Meet Me At The Office

Visiting any place in the Caribbean, Simon Lee’s first stop is the local rumshop — and not just for the drinks

Illustration by Jason Jarvis

First-time visitors to the Caribbean may be unaware
that the most important institution in the islands is neither the parliament
nor the school, neither church, temple, mosque, nor fast food outlet, but
the rumshop.

If you haven’t yet had the pleasure, I’d better explain. Unlike bars or
pubs with their air-conditioning, fancy cocktails, and prices to match, the
rumshop is a place of few pretensions and endless possibilities.

Originally, this quintessential Caribbean institution supplied sugar plantation
workers with their basic needs: rice, provisions, saltfish, candles, kerosene
— and rum, the fuel which kept them swinging their cutlasses in the blazing
canefields all day, soothed aching muscles and souls at sunset, and soaked
up their meagre wages.

If you look carefully, you’ll still find these old-style rumshops, with
shiny wooden counters, rice-bags bulging on the floor, shelves stacked with
dry goods and tins, and a clientele inclusive enough to perplex or delight
the most conscientious sociologist.

Here you’ll find everyone from cabinet minister and police superintendent
to calypsonian, stevedore, and market vendor. While impassioned card or
domino players slam the tables, you might eavesdrop on an acute analysis
of island politics, worldwide terrorism, or an ongoing cricket match, or
join a discussion on the finer points of currying duck.

If you need anything (a goat, divorce lawyer, new carburettor, six men
to build a house, some more to pull your car out of a ditch), someone in
the rumshop will have it — or they’ll know someone else who does. The “someone”
will probably be their auntie’s friend’s nephew’s daughter-in-law’s cousin,
or some more distant pumpkin-vine relative or acquaintance. In this

Creole
kind of interactive transaction, not only do you get what you want, but
you also meet half the island in the process.

Need some insider trading info? A scoop on the latest corruption scandal?
The names of the West Indies opening batsmen in 1984? The complete lyrics
for Sparrow’s monarch-winning calypso in 1957? A folk cure for migraine?
The winning mark in the Chinese numbers game? All of this and more is yours
for the price of a rumshop drink.

I discovered my passion for rumshops (seats of learning, refuge, entertainment, popular and folk culture, oral history, debate, diversion, and digression) shortly after arriving in Trinidad. Wilting at the end of my first day at the school I’d come to teach in, I presented my thirst at the grandly named Federal Snackette on the seething Eastern Main Road in Tunapuna.
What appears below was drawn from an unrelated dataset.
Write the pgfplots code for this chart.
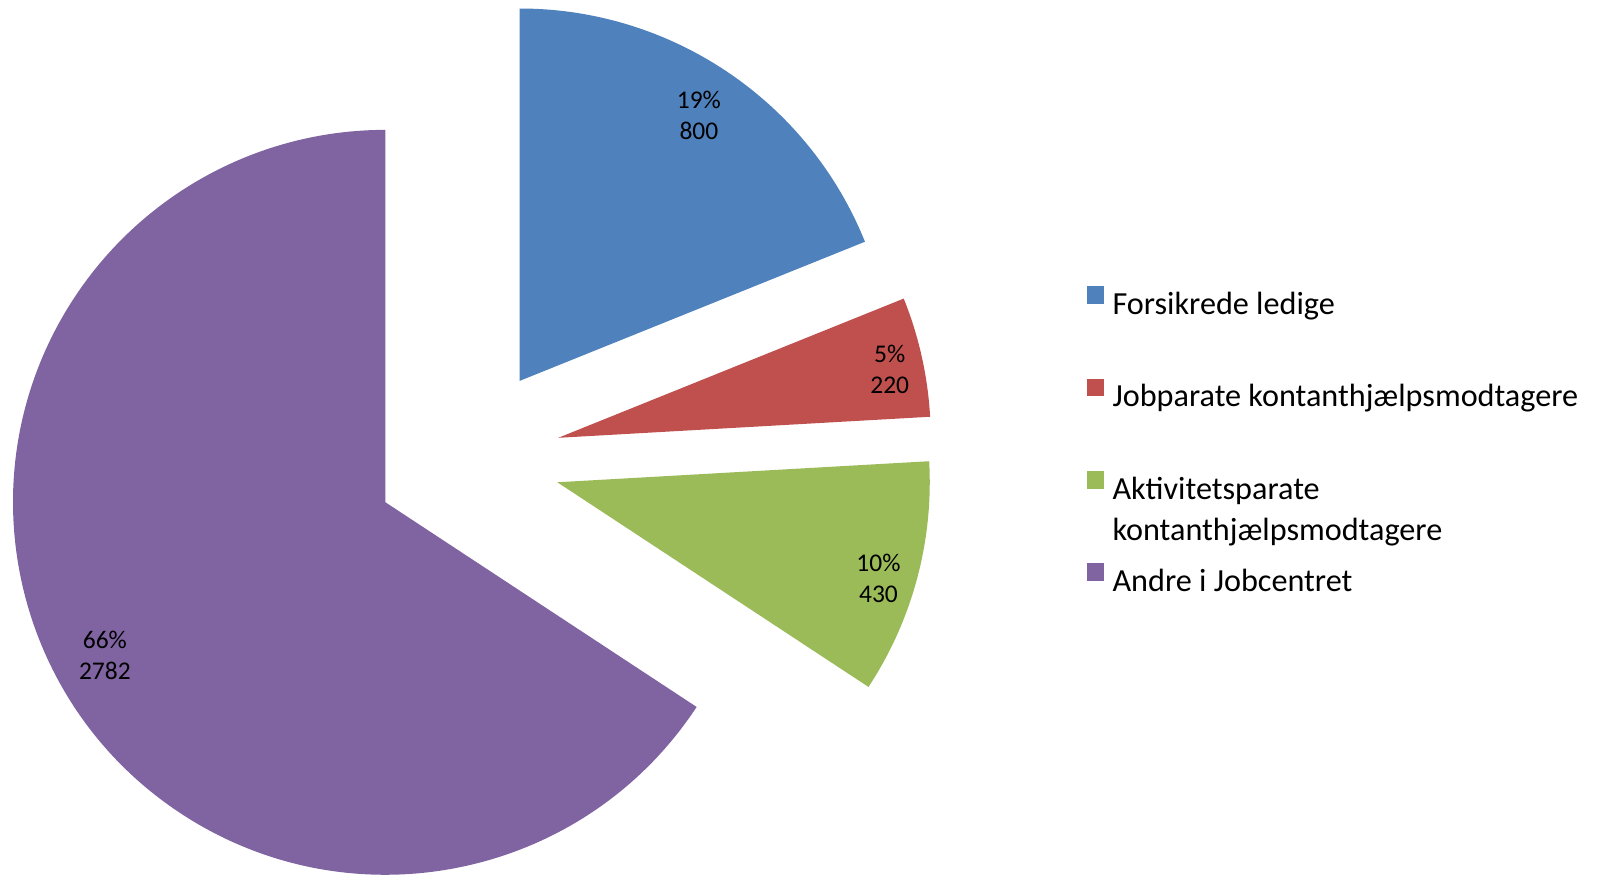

The name itself was a lesson in the history of the English-speaking Caribbean,
commemorating the short-lived Federation of the West Indies (1958–61), and
it seemed a safe spot, across the road from both the police and fire stations.

It was my first visit, so nobody knew me. Or so I thought, as I collected
my beastly cold beer and sat at a table to gape at the main-road street
life. Before the bottle left my lips, Mr Mahabir, the proprietor, a short
but wrestling-build-broad East Indian in his 60s, shuffled over to tell
me a colleague was waiting for me behind the screen at my back.

I thought he’d made a mistake, and said so, but at Bir’s gentle insistence
I poked my head round the screen to find Errol Sitahal, one of Trinidad’s
finest actors, who was a senior member of the English department I’d just
joined.

I didn’t leave the Federal until early next morning. By the end of my first
rumshop session, I’d listened to Errol declaiming tragic Shakespearian soliloquies,
accompanied by a wandering violinist; heard a Midnight Robber practising
his carnival speech; been introduced to the local police chief, sundry firemen,
farmers, civil servants, badjohns, and smartmen; and acquired a mentor in
all things Trini — no less than the venerable Bir, the Federal’s commander
and rear high admiral (as long as his Madam wasn’t around).

The Federal became both my liming spot (as in chilling out, relaxing),
and my evening school. I’d sit for hours getting my ears round the intricacies
of Trinidad Creole. I had a live database of Trini and Caribbean history
and culture right at my elbow, along with visiting professors. One night
Sam Selvon, the writer who brought the cadences of Caribbean speech to an
international audience in his brilliant book The Lonely Londoners,
joined our table for a classic lime.

My Federal experiences stood me in good stead when I began to travel and
write about the other islands. Wherever I landed, whatever the story, I’d
head for a rumshop — not just for the drinks, but to feel the pulse of the
island. Scotts in Gros Islet, St Lucia; Kennedy’s in St John’s, Antigua;
along with nameless rumshops in Dominica’s Carib territory; these are only
a few of my Caribbean locals. But I’d always come back to Trinidad and the
Federal Snackette.

One day a friend from Europe called. He’d just landed, would I meet with
him? No problem.

“Meet me at the office,” I told him, and gave him directions to the Federal.